Standards for construction were published, but in order to qualify for Federal funding there was a delay of about 3 years before the first "qualified" contracts for construction were released and "official construction" could begin. In the meantime, in a few places, State highway departments "pre-started" by beginning road constructions that were intended for "acceptance into" the Interstate system when (and if) the roads built under Federal contracts connected.

In Kansas, a "quasi-state" Kansas Turnpike Authority was formed to build, in advance of the Interstate contracts, a new highway of about 240 miles, from the South border where connection with a proposed Interstate Highway in Oklahoma was expected, to Kansas City in the far NorthEast corner of the state.

In Oklahoma, a similar "Turnpike" was constructed from around Tulsa to an expected junction with the same Interstate segment, a distance of about 100 miles. Oklahoma also "pre-constructed" a number of shorter stretches to "Interstate specification" that were exepected to, and largely did, connect eventually with the Interstate system.

In nearly all of these "pre-constructions" the roads were built as toll roads with the promise that the tolls would be removed when the roads were accepted into the system as Interstate Highways.

Approximately 30 days prior to the "official" connection of the Kansas Turnpike with Interstate 35 at the Oklahoma border, someone "suddenly discovered" that existing toll roads could continue to charge tolls as part of the Interstate system, under a "grandfather clause" inserted without general public knowledge sometime during the intervening few years.

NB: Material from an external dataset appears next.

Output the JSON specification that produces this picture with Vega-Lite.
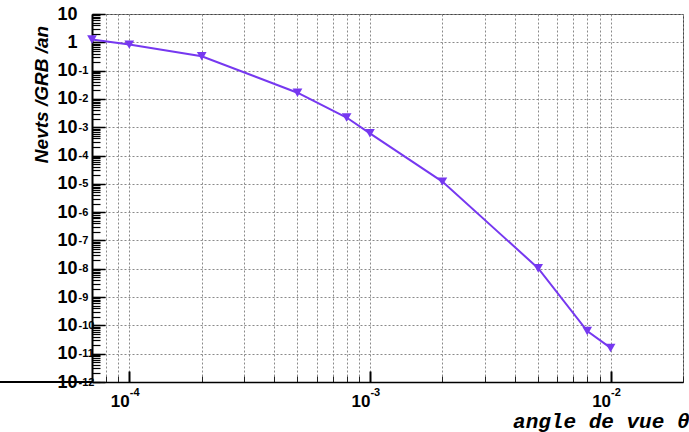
{
  "$schema": "https://vega.github.io/schema/vega-lite/v6.json",
  "width": 591,
  "height": 368,
  "autosize": {"type": "none"},
  "padding": {"left": 92, "top": 14, "right": 6, "bottom": 50},
  "background": "white",
  "config": {
    "view": {"stroke": "#444", "strokeWidth": 1},
    "axis": {"labelFlush": false, "labelOverlap": false, "labelBound": false}
  },
  "data": {
    "values": [
      {"theta": 7e-5, "n": 1.25},
      {"theta": 1e-4, "n": 0.83},
      {"theta": 2e-4, "n": 0.32},
      {"theta": 5e-4, "n": 0.0166},
      {"theta": 8e-4, "n": 0.0022},
      {"theta": 1e-3, "n": 0.00061},
      {"theta": 2e-3, "n": 1.2e-5},
      {"theta": 5e-3, "n": 1.05e-8},
      {"theta": 8e-3, "n": 6.3e-11},
      {"theta": 1e-2, "n": 1.6e-11}
    ]
  },
  "resolve": {"axis": {"x": "independent", "y": "independent"}},
  "layer": [
    {
      "mark": {"type": "line", "color": "#7638f0", "strokeWidth": 2, "clip": false},
      "encoding": {
        "x": {
          "field": "theta", "type": "quantitative",
          "scale": {"type": "log", "domain": [7e-5, 0.02], "nice": false, "zero": false},
          "axis": {
            "orient": "bottom",
            "values": [7e-5, 8e-5, 9e-5, 1e-4, 2e-4, 3e-4, 4e-4, 5e-4, 6e-4, 7e-4, 8e-4, 9e-4, 1e-3, 2e-3, 3e-3, 4e-3, 5e-3, 6e-3, 7e-3, 8e-3, 9e-3, 1e-2, 2e-2],
            "labels": false,
            "ticks": true, "tickSize": -6, "tickColor": "#222", "tickWidth": 1,
            "domain": true, "domainColor": "#000", "domainWidth": 1.5,
            "grid": true, "gridColor": "#8a8a8a", "gridDash": [2, 2], "gridWidth": 1,
            "title": "angle de vue θ",
            "titleFont": "Liberation Mono", "titleFontWeight": "bold", "titleFontStyle": "italic",
            "titleFontSize": 21, "titleColor": "#000",
            "titleAnchor": null, "titleX": 597, "titleY": 45, "titleAlign": "right", "titleBaseline": "alphabetic"
          }
        },
        "y": {
          "field": "n", "type": "quantitative",
          "scale": {"type": "log", "domain": [1e-12, 10], "nice": false, "zero": false},
          "axis": {
            "orient": "left",
            "values": [1e-12,2e-12,3e-12,4e-12,5e-12,6e-12,7e-12,8e-12,9e-12,1e-11,2e-11,3e-11,4e-11,5e-11,6e-11,7e-11,8e-11,9e-11,1e-10,2e-10,3e-10,4e-10,5e-10,6e-10,7e-10,8e-10,9e-10,1e-9,2e-9,3e-9,4e-9,5e-9,6e-9,7e-9,8e-9,9e-9,1e-8,2e-8,3e-8,4e-8,5e-8,6e-8,7e-8,8e-8,9e-8,1e-7,2e-7,3e-7,4e-7,5e-7,6e-7,7e-7,8e-7,9e-7,1e-6,2e-6,3e-6,4e-6,5e-6,6e-6,7e-6,8e-6,9e-6,1e-5,2e-5,3e-5,4e-5,5e-5,6e-5,7e-5,8e-5,9e-5,1e-4,2e-4,3e-4,4e-4,5e-4,6e-4,7e-4,8e-4,9e-4,1e-3,2e-3,3e-3,4e-3,5e-3,6e-3,7e-3,8e-3,9e-3,1e-2,2e-2,3e-2,4e-2,5e-2,6e-2,7e-2,8e-2,9e-2,0.1,0.2,0.3,0.4,0.5,0.6,0.7,0.8,0.9,1,2,3,4,5,6,7,8,9,10],
            "labels": false,
            "ticks": true, "tickSize": -8, "tickColor": "#000", "tickWidth": 1.2,
            "domain": true, "domainColor": "#000", "domainWidth": 2,
            "grid": false,
            "title": "Nevts /GRB /an",
            "titleFont": "Liberation Sans", "titleFontWeight": "bold", "titleFontStyle": "italic",
            "titleFontSize": 19, "titleColor": "#000",
            "titleAnchor": null, "titleAngle": 270, "titleX": -51, "titleY": 80, "titleAlign": "center", "titleBaseline": "middle"
          }
        }
      }
    },
    {
      "mark": {"type": "point", "shape": "triangle-down", "filled": true, "color": "#7638f0", "opacity": 1, "size": 95, "clip": false},
      "encoding": {
        "x": {
          "field": "theta", "type": "quantitative",
          "axis": {
            "orient": "bottom",
            "values": [1e-4, 1e-3, 1e-2],
            "labels": false,
            "ticks": true, "tickSize": -11, "tickColor": "#000", "tickWidth": 2,
            "domain": false, "grid": false, "title": null
          }
        },
        "y": {
          "field": "n", "type": "quantitative",
          "axis": {
            "orient": "left",
            "values": [1e-12,1e-11,1e-10,1e-9,1e-8,1e-7,1e-6,1e-5,1e-4,1e-3,1e-2,0.1,1,10],
            "labels": false,
            "ticks": true, "tickSize": -13, "tickColor": "#000", "tickWidth": 1.5,
            "domain": false,
            "grid": true, "gridColor": "#8a8a8a", "gridDash": [2, 2], "gridWidth": 1,
            "title": null
          }
        }
      }
    },
    {
      "mark": {"type": "point", "opacity": 0},
      "encoding": {
        "x": {
          "field": "theta", "type": "quantitative",
          "axis": {
            "orient": "bottom",
            "values": [1e-4, 1e-3, 1e-2],
            "labelExpr": "'10'",
            "labelFont": "Liberation Sans", "labelFontWeight": "bold", "labelFontSize": 17, "labelColor": "#000",
            "labelAlign": "right", "labelBaseline": "middle", "labelPadding": 19, "labelDx": 1,
            "ticks": false, "domain": false, "grid": false, "title": null
          }
        },
        "y": {
          "field": "n", "type": "quantitative",
          "axis": {
            "orient": "left",
            "values": [1e-12,1e-11,1e-10,1e-9,1e-8,1e-7,1e-6,1e-5,1e-4,1e-3,1e-2,0.1,1,10],
            "labelExpr": "(datum.value > 0.5 && datum.value < 2) ? '1' : '10'",
            "labelFont": "Liberation Sans", "labelFontWeight": "bold", "labelFontSize": 18, "labelColor": "#000",
            "labelAlign": "right", "labelBaseline": "middle", "labelPadding": 15, "labelDy": 2,
            "ticks": false, "domain": false, "grid": false, "title": null
          }
        }
      }
    },
    {
      "mark": {"type": "rule", "color": "#000", "strokeWidth": 1.5, "clip": false},
      "encoding": {
        "x": {
          "datum": 2.9e-5, "type": "quantitative",
          "axis": {
            "orient": "bottom",
            "values": [1e-4, 1e-3, 1e-2],
            "labelExpr": "'-' + round(-log(datum.value) / LN10)",
            "labelFont": "Liberation Sans", "labelFontWeight": "bold", "labelFontSize": 11, "labelColor": "#000",
            "labelAlign": "left", "labelBaseline": "middle", "labelPadding": 10, "labelDx": 2,
            "ticks": false, "domain": false, "grid": false, "title": null
          }
        },
        "x2": {"datum": 7e-5},
        "y": {
          "datum": 1e-12, "type": "quantitative",
          "axis": {
            "orient": "left",
            "values": [1e-12,1e-11,1e-10,1e-9,1e-8,1e-7,1e-6,1e-5,1e-4,1e-3,1e-2,0.1],
            "labelExpr": "'-' + round(-log(datum.value) / LN10)",
            "labelFont": "Liberation Sans", "labelFontWeight": "bold", "labelFontSize": 11, "labelColor": "#000",
            "labelAlign": "left", "labelBaseline": "middle", "labelPadding": 14, "labelDy": -10,
            "ticks": false, "domain": false, "grid": false, "title": null
          }
        }
      }
    }
  ]
}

All of the above cited roads remain toll roads today, and Oklahoma has been one of the principal lobbyists for additional tolling on more sections within their state.

At about the time that the "grandfather clause" on tolls became public, the argument was that "back east" the states had already built numerous toll roads that were "nominally to Interstate standards," and that it would save lots of money if they were allowed to be made part of the Interstate system.

Any toll road that is currently part of the Interstate Highway system must have been completed and charging tolls prior to becoming part of the system. The intent obviously is to change that.